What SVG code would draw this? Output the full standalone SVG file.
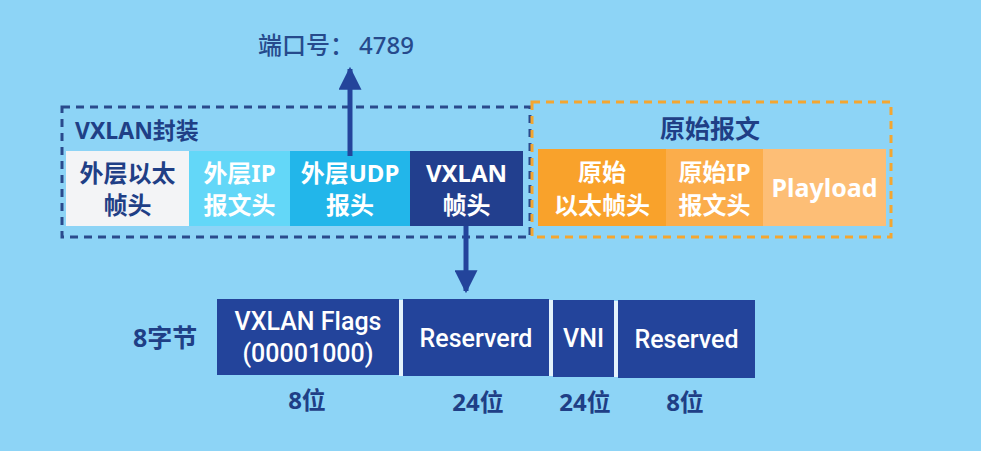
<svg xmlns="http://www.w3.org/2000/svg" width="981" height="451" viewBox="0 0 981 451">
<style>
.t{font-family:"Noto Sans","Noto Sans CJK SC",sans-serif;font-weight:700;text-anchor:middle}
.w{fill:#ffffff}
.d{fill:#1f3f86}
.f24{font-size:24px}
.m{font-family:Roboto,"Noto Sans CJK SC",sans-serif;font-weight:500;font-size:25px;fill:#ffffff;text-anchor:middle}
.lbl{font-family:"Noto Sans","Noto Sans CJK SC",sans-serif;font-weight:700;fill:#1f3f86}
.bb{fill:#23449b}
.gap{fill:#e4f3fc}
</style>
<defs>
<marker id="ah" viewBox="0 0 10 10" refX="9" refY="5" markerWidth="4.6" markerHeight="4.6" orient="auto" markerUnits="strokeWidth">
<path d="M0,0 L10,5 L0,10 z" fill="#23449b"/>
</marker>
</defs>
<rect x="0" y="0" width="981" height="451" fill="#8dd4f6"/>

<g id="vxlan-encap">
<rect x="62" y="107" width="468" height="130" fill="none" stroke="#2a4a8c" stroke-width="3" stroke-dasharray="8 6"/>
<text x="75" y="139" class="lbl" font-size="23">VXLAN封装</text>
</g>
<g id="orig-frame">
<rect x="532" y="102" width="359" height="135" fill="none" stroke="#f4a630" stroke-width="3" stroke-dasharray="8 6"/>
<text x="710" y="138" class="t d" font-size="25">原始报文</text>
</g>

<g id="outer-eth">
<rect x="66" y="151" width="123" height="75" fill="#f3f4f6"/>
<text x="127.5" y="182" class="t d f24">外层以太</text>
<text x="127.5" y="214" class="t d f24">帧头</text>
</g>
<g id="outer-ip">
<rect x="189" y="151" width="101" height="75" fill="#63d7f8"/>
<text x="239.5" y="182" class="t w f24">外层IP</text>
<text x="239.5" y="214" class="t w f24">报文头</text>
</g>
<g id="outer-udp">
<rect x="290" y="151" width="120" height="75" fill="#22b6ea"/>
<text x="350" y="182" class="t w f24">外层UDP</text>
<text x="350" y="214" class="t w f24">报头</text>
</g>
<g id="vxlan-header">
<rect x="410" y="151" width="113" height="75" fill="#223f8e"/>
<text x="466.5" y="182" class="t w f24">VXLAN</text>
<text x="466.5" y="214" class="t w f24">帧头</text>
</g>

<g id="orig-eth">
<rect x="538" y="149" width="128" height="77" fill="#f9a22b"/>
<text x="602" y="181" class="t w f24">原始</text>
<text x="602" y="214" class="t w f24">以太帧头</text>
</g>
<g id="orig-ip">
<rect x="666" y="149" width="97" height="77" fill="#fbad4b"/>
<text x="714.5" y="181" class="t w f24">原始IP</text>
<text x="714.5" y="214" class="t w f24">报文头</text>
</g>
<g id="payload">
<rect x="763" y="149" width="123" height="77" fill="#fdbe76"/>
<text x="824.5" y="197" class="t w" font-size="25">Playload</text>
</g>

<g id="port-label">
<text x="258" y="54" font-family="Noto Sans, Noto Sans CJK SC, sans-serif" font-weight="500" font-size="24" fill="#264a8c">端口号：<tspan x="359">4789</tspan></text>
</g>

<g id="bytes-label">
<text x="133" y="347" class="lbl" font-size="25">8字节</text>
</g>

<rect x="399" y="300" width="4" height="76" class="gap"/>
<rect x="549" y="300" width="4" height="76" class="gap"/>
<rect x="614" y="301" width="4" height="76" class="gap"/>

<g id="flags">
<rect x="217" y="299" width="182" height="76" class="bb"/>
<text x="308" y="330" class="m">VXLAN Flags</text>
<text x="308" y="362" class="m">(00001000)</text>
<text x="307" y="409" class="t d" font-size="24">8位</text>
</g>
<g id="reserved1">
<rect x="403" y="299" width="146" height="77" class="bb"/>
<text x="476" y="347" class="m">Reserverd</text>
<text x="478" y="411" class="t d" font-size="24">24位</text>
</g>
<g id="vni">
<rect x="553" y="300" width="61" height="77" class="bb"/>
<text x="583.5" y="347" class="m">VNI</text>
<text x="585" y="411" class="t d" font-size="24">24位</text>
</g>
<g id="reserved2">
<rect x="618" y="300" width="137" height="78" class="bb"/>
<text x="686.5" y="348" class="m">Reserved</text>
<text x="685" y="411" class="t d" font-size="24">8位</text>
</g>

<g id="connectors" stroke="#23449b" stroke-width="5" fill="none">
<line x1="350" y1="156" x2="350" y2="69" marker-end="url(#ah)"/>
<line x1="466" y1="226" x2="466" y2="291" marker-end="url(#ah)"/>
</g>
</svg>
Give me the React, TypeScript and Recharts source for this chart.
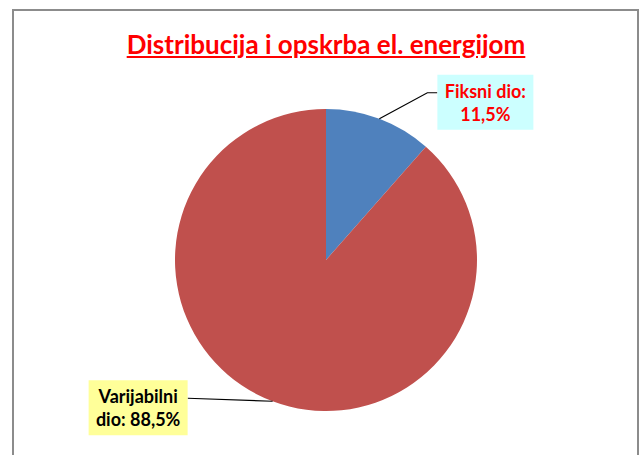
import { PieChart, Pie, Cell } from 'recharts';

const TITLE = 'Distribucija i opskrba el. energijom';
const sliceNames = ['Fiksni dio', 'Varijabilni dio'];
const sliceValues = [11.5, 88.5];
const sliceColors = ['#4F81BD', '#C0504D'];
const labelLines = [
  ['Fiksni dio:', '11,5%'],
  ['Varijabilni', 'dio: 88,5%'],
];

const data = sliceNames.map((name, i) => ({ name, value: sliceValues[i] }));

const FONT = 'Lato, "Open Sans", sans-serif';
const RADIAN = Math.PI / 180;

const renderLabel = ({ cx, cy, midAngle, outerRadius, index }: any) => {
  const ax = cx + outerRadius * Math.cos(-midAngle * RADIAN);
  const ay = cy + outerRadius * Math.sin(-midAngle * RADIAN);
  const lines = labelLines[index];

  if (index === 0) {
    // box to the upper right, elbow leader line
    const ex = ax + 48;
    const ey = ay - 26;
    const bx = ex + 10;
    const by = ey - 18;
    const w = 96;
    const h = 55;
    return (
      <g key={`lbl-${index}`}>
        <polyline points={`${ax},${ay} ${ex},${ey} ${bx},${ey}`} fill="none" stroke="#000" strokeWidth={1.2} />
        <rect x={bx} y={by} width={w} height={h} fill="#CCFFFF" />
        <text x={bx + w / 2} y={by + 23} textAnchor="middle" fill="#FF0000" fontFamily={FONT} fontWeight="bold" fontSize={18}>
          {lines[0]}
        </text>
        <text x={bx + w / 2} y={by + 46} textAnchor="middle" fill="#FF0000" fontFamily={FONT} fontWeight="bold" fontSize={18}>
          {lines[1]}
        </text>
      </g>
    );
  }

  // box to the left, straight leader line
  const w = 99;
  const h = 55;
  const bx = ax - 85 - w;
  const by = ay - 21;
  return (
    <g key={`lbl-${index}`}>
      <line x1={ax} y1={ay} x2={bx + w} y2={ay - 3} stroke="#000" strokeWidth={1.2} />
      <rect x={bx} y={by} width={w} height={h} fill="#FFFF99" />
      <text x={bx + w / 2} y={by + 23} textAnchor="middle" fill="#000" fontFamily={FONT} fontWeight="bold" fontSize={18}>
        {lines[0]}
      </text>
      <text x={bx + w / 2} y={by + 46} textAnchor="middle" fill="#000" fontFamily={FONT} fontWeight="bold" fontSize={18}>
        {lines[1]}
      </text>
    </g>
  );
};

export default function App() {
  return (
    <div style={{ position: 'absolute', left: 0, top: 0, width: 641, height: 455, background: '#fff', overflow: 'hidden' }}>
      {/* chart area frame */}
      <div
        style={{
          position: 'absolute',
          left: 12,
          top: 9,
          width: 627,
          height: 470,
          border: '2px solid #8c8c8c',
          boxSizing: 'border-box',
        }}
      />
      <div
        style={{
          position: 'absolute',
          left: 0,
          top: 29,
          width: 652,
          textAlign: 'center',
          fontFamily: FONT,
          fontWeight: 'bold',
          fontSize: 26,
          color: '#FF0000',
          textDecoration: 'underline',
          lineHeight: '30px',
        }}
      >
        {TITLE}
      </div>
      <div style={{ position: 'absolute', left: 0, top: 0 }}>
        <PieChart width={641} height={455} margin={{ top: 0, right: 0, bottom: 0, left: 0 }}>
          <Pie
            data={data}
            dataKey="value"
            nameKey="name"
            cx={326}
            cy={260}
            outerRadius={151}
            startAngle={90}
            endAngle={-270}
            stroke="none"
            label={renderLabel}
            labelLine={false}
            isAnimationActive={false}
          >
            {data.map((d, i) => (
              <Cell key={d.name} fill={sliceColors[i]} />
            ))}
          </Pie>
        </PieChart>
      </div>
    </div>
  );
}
+ + + + + + +
TASK DIRECTIONS> Beginning with the line above that contains "Give me the" and ending with the line that contains "PieChart, Pie, Cell", quote each line exactly, keeping out the pictures.

ANSWER TO THE PROBLEM>
Give me the React, TypeScript and Recharts source for this chart.
import { PieChart, Pie, Cell } from 'recharts';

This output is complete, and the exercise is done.